■ MATERIAL ■
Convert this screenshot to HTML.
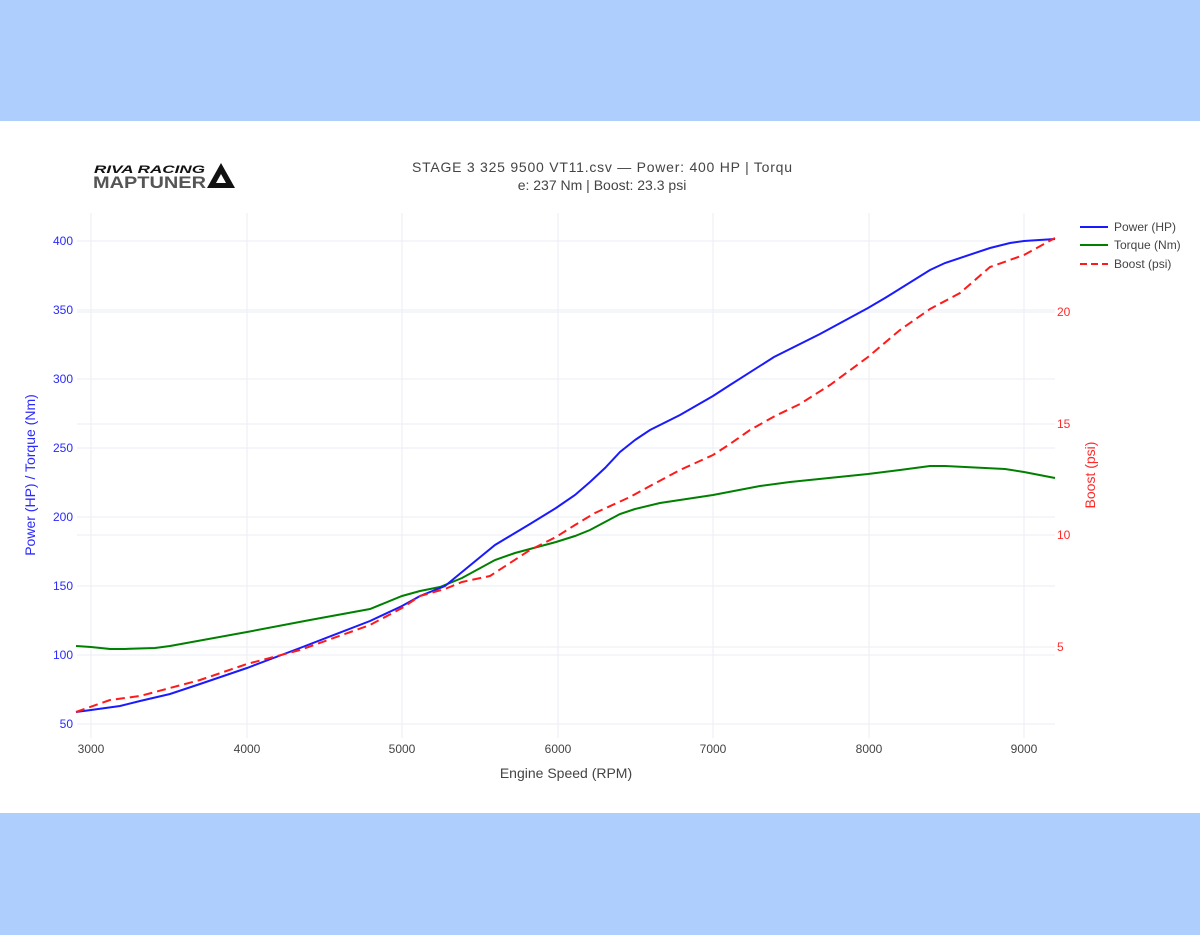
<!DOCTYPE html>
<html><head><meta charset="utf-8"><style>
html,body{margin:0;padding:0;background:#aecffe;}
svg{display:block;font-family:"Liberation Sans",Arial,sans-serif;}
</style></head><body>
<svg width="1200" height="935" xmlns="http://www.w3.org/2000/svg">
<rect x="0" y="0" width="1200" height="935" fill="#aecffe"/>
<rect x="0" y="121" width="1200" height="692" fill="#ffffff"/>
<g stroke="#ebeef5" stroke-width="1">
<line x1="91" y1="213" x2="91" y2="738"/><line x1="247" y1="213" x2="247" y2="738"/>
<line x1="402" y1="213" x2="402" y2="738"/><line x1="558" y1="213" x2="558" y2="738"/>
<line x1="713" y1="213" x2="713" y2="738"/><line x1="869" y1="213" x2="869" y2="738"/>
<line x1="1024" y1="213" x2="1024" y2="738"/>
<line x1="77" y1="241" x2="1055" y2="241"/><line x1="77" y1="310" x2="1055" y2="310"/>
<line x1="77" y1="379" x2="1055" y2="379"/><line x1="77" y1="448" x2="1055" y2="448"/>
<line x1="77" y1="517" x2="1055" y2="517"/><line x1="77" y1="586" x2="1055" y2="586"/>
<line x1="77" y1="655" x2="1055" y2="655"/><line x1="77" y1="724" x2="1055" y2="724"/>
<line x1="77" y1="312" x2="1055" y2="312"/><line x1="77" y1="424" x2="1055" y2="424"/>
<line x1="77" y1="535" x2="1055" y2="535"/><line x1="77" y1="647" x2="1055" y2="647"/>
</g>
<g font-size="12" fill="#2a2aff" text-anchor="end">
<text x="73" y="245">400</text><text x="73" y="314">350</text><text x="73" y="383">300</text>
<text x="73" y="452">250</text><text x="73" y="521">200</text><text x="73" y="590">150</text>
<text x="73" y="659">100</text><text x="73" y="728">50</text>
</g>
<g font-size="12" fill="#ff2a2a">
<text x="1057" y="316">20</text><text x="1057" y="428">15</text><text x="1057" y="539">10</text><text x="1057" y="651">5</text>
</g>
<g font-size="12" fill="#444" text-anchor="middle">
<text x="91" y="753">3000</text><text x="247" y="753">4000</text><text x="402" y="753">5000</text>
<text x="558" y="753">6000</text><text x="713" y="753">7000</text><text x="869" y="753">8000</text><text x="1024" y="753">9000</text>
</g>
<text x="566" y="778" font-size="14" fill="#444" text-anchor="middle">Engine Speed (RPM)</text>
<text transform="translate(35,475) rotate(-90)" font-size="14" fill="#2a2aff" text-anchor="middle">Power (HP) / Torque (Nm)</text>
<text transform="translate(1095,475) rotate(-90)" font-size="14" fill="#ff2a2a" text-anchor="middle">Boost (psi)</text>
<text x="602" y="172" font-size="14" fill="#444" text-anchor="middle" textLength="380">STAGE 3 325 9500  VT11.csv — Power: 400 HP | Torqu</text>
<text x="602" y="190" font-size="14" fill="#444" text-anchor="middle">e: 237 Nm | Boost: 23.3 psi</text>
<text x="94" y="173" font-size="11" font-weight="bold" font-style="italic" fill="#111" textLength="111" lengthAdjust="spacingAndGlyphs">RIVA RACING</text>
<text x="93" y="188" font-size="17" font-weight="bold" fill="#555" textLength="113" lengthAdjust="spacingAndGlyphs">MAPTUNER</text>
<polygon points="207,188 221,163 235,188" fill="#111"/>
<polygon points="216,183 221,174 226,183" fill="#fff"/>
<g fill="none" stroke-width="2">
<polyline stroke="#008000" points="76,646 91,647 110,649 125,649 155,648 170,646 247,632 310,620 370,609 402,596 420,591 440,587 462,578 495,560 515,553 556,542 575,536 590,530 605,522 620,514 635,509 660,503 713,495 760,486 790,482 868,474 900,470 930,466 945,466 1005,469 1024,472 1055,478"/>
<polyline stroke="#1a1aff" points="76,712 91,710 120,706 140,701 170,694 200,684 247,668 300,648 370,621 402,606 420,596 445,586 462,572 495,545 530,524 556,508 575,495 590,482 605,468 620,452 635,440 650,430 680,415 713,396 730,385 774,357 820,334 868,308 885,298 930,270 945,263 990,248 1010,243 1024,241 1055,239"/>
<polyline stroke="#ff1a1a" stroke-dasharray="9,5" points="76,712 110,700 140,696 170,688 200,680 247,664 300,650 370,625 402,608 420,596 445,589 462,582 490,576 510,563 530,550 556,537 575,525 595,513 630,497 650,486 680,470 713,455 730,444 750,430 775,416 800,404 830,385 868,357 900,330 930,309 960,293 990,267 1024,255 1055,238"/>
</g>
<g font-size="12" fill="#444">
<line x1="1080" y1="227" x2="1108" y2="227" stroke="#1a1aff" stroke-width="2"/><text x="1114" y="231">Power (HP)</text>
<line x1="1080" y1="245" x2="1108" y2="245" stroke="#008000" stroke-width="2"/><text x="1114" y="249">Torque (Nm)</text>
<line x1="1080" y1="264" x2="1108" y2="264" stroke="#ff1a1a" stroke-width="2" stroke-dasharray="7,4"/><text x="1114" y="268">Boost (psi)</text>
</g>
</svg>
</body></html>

■ AIM OF THE TASK ■
Using the data above, write out every line exactly, leaving the images behind.

■ RESULT ■
Convert this screenshot to HTML.
<!DOCTYPE html>
<html><head><meta charset="utf-8"><style>
html,body{margin:0;padding:0;background:#aecffe;}
svg{display:block;font-family:"Liberation Sans",Arial,sans-serif;}
</style></head><body>
<svg width="1200" height="935" xmlns="http://www.w3.org/2000/svg">
<rect x="0" y="0" width="1200" height="935" fill="#aecffe"/>
<rect x="0" y="121" width="1200" height="692" fill="#ffffff"/>
<g stroke="#ebeef5" stroke-width="1">
<line x1="91" y1="213" x2="91" y2="738"/><line x1="247" y1="213" x2="247" y2="738"/>
<line x1="402" y1="213" x2="402" y2="738"/><line x1="558" y1="213" x2="558" y2="738"/>
<line x1="713" y1="213" x2="713" y2="738"/><line x1="869" y1="213" x2="869" y2="738"/>
<line x1="1024" y1="213" x2="1024" y2="738"/>
<line x1="77" y1="241" x2="1055" y2="241"/><line x1="77" y1="310" x2="1055" y2="310"/>
<line x1="77" y1="379" x2="1055" y2="379"/><line x1="77" y1="448" x2="1055" y2="448"/>
<line x1="77" y1="517" x2="1055" y2="517"/><line x1="77" y1="586" x2="1055" y2="586"/>
<line x1="77" y1="655" x2="1055" y2="655"/><line x1="77" y1="724" x2="1055" y2="724"/>
<line x1="77" y1="312" x2="1055" y2="312"/><line x1="77" y1="424" x2="1055" y2="424"/>
<line x1="77" y1="535" x2="1055" y2="535"/><line x1="77" y1="647" x2="1055" y2="647"/>
</g>
<g font-size="12" fill="#2a2aff" text-anchor="end">
<text x="73" y="245">400</text><text x="73" y="314">350</text><text x="73" y="383">300</text>
<text x="73" y="452">250</text><text x="73" y="521">200</text><text x="73" y="590">150</text>
<text x="73" y="659">100</text><text x="73" y="728">50</text>
</g>
<g font-size="12" fill="#ff2a2a">
<text x="1057" y="316">20</text><text x="1057" y="428">15</text><text x="1057" y="539">10</text><text x="1057" y="651">5</text>
</g>
<g font-size="12" fill="#444" text-anchor="middle">
<text x="91" y="753">3000</text><text x="247" y="753">4000</text><text x="402" y="753">5000</text>
<text x="558" y="753">6000</text><text x="713" y="753">7000</text><text x="869" y="753">8000</text><text x="1024" y="753">9000</text>
</g>
<text x="566" y="778" font-size="14" fill="#444" text-anchor="middle">Engine Speed (RPM)</text>
<text transform="translate(35,475) rotate(-90)" font-size="14" fill="#2a2aff" text-anchor="middle">Power (HP) / Torque (Nm)</text>
<text transform="translate(1095,475) rotate(-90)" font-size="14" fill="#ff2a2a" text-anchor="middle">Boost (psi)</text>
<text x="602" y="172" font-size="14" fill="#444" text-anchor="middle" textLength="380">STAGE 3 325 9500  VT11.csv — Power: 400 HP | Torqu</text>
<text x="602" y="190" font-size="14" fill="#444" text-anchor="middle">e: 237 Nm | Boost: 23.3 psi</text>
<text x="94" y="173" font-size="11" font-weight="bold" font-style="italic" fill="#111" textLength="111" lengthAdjust="spacingAndGlyphs">RIVA RACING</text>
<text x="93" y="188" font-size="17" font-weight="bold" fill="#555" textLength="113" lengthAdjust="spacingAndGlyphs">MAPTUNER</text>
<polygon points="207,188 221,163 235,188" fill="#111"/>
<polygon points="216,183 221,174 226,183" fill="#fff"/>
<g fill="none" stroke-width="2">
<polyline stroke="#008000" points="76,646 91,647 110,649 125,649 155,648 170,646 247,632 310,620 370,609 402,596 420,591 440,587 462,578 495,560 515,553 556,542 575,536 590,530 605,522 620,514 635,509 660,503 713,495 760,486 790,482 868,474 900,470 930,466 945,466 1005,469 1024,472 1055,478"/>
<polyline stroke="#1a1aff" points="76,712 91,710 120,706 140,701 170,694 200,684 247,668 300,648 370,621 402,606 420,596 445,586 462,572 495,545 530,524 556,508 575,495 590,482 605,468 620,452 635,440 650,430 680,415 713,396 730,385 774,357 820,334 868,308 885,298 930,270 945,263 990,248 1010,243 1024,241 1055,239"/>
<polyline stroke="#ff1a1a" stroke-dasharray="9,5" points="76,712 110,700 140,696 170,688 200,680 247,664 300,650 370,625 402,608 420,596 445,589 462,582 490,576 510,563 530,550 556,537 575,525 595,513 630,497 650,486 680,470 713,455 730,444 750,430 775,416 800,404 830,385 868,357 900,330 930,309 960,293 990,267 1024,255 1055,238"/>
</g>
<g font-size="12" fill="#444">
<line x1="1080" y1="227" x2="1108" y2="227" stroke="#1a1aff" stroke-width="2"/><text x="1114" y="231">Power (HP)</text>
<line x1="1080" y1="245" x2="1108" y2="245" stroke="#008000" stroke-width="2"/><text x="1114" y="249">Torque (Nm)</text>
<line x1="1080" y1="264" x2="1108" y2="264" stroke="#ff1a1a" stroke-width="2" stroke-dasharray="7,4"/><text x="1114" y="268">Boost (psi)</text>
</g>
</svg>
</body></html>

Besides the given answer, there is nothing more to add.